Do you know if there is any open API for that? Last time I checked the API for doing pretty much anything else than play a specific song/album/playlist wasn't there. Maybe the API for books are different?


I didn't look much into the details so I might be wrong but it looked doable. Search is there, play and resume from some timepoint. So with some search "magic" to find and filter audiobooks it might be possible.


On macOS, what distinctions does this have from playing audiobooks in the built-in Books app?


The mac version is discontinued, per the README. Someone should edit the title.


in the first line in the main.py there is this shebang:

#!@PYTHON@

this is different of what I know about shebangs in Python


That is because this file hasn't been "built" yet. When building, @PYTHON@ with the path to Python. This is because it's very hard/impossible to actually get something to put there that works on every OS


Isn’t that why we use #!/usr/bin/env python3 and let the virtual environment sort it out?

(I know, gtk is a pain in virtualenvs)


I've seen machines where there is no python3, only python. But then on other machines there is a python3, and python is python2


Are there any audiobook players that can work across devices in sync? I've been trying to set this up with Kodi, but have had little success.


Unrelated, but whats with these gstreamer dep names?

  gstreamer1.0-plugins-good
  gstreamer1.0-plugins-bad
  gstreamer1.0-plugins-ugly


This mirrors some other Debian/Ubuntu package names where:

- "Good" plugins/codecs are ones that are freely distributable, FOSS and well maintained.

- "Bad" are ones that are not up to par quality wise (messy code, no code reviews, no documentation, ugly hacks, etc.)

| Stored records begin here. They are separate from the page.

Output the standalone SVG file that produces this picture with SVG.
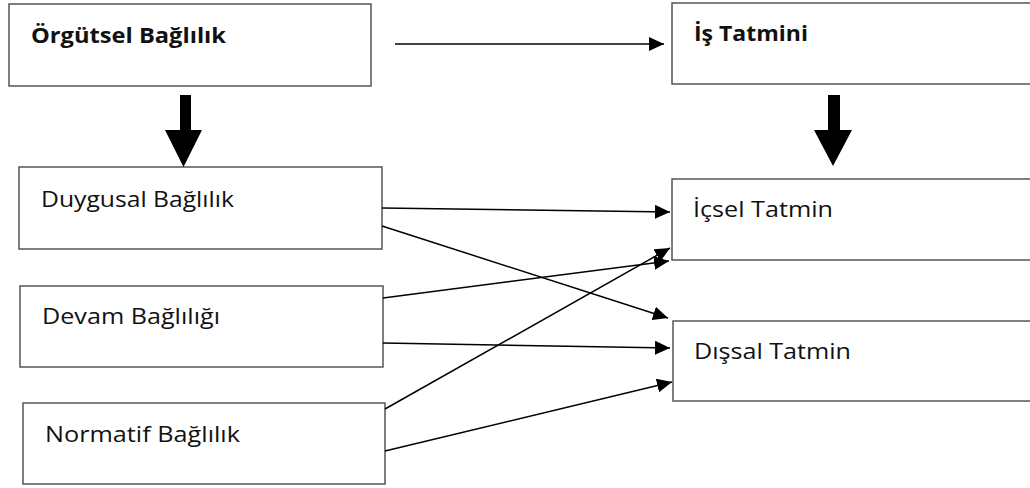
<svg xmlns="http://www.w3.org/2000/svg" width="1030" height="488" viewBox="0 0 1030 488">
<style>
.box{fill:#fff;stroke:#555;stroke-width:1.5}
.t{font-family:"Open Sans","DejaVu Sans",sans-serif;font-size:22px;fill:#111}
.b{font-weight:bold;font-size:21px}
.c{stroke:#000;stroke-width:1.5;fill:none;marker-end:url(#ah)}
.big{fill:#000}
</style>
<defs>
<marker id="ah" markerUnits="userSpaceOnUse" markerWidth="16" markerHeight="14" viewBox="0 0 16 14" refX="15" refY="7" orient="auto">
<path d="M0,0 L15,7 L0,14 Z" fill="#000"/>
</marker>
</defs>
<rect width="1030" height="488" fill="#fff"/>
<g id="orgutsel"><rect class="box" x="9" y="4" width="362" height="82"/><text class="t b" x="31" y="43" textLength="195" lengthAdjust="spacingAndGlyphs">Örgütsel Bağlılık</text></g>
<g id="is-tatmini"><rect class="box" x="672" y="3" width="370" height="81"/><text class="t b" x="694" y="41" textLength="114" lengthAdjust="spacingAndGlyphs">İş Tatmini</text></g>
<g id="duygusal"><rect class="box" x="19" y="167" width="363" height="82"/><text class="t" x="41" y="207" textLength="193" lengthAdjust="spacingAndGlyphs">Duygusal Bağlılık</text></g>
<g id="devam"><rect class="box" x="20" y="286" width="363" height="81"/><text class="t" x="42" y="324" textLength="178" lengthAdjust="spacingAndGlyphs">Devam Bağlılığı</text></g>
<g id="normatif"><rect class="box" x="23" y="403" width="362" height="81"/><text class="t" x="45" y="442" textLength="195" lengthAdjust="spacingAndGlyphs">Normatif Bağlılık</text></g>
<g id="icsel"><rect class="box" x="672" y="179" width="370" height="81"/><text class="t" x="693" y="217" textLength="140" lengthAdjust="spacingAndGlyphs">İçsel Tatmin</text></g>
<g id="dissal"><rect class="box" x="673" y="321" width="370" height="80"/><text class="t" x="694" y="359" textLength="157" lengthAdjust="spacingAndGlyphs">Dışsal Tatmin</text></g>
<g id="connectors">
<polygon class="big" points="180,95 191,95 191,130 202,130 183.5,167 165,130 180,130"/>
<polygon class="big" points="828,95 840,95 840,130 852,130 833,166 814,130 828,130"/>
<line class="c" x1="395" y1="44" x2="664" y2="44"/>
<line class="c" x1="382" y1="208" x2="670" y2="212"/>
<line class="c" x1="382" y1="226" x2="668" y2="318"/>
<line class="c" x1="383" y1="298" x2="669" y2="261"/>
<line class="c" x1="383" y1="343" x2="670" y2="348"/>
<line class="c" x1="385" y1="409" x2="670" y2="248"/>
<line class="c" x1="385" y1="451" x2="672" y2="382"/>
</g>
</svg>
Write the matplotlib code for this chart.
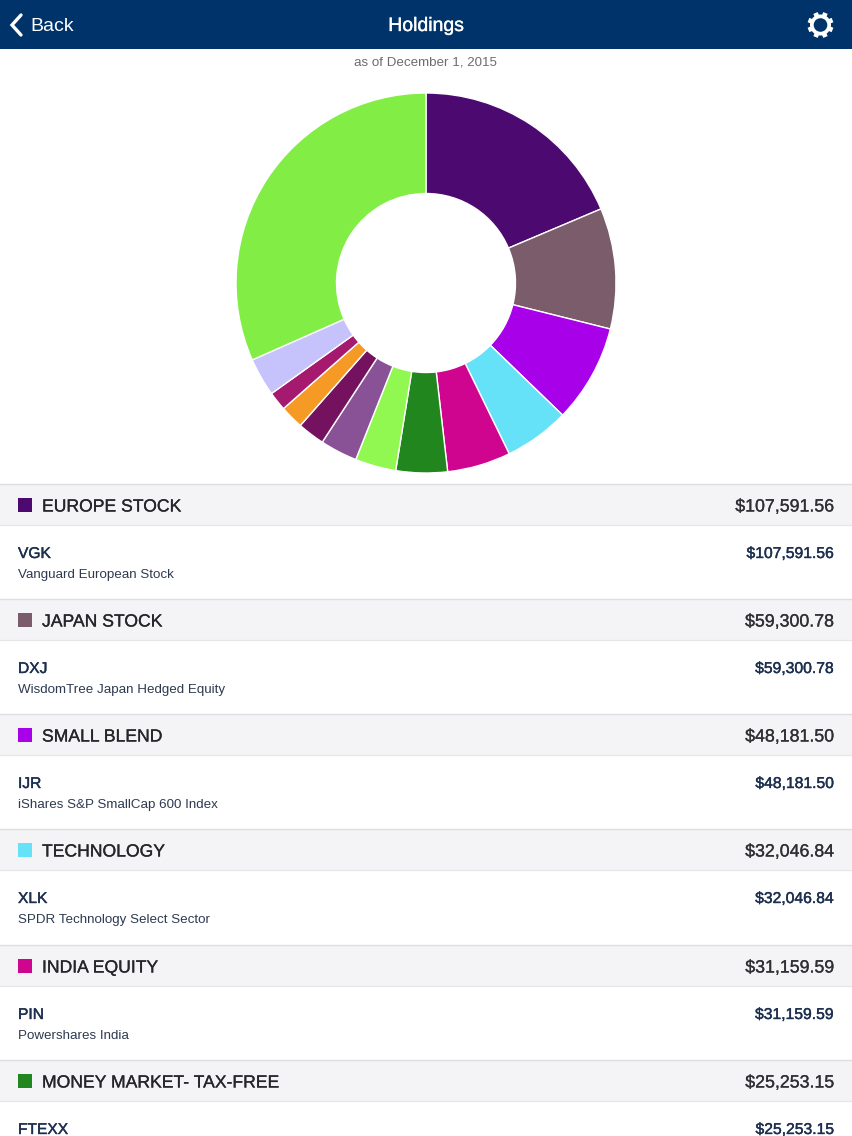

- "Ugly" are the ones that might not be legally distributable in some world countries due to patents or licenses.


EDIT: my first comment was from memory and I googled to double-check. Seems I was wrong and they're actually stability ratings.

Ignore below

---

the suffixes are related to codec licencing afaik

For example, foss purists might like to install `-good` whereas those who prefer all video sources to "just work" will also want `-ugly`


I've been searching for something like this for a very long time! Nice to know it exists :)


Anyone know of anything like this but for Windows?


If you don't mind lack of fancy book covers I recommend VLC.

Free, open source, cross platform including mobile and remembers where I stopped listening.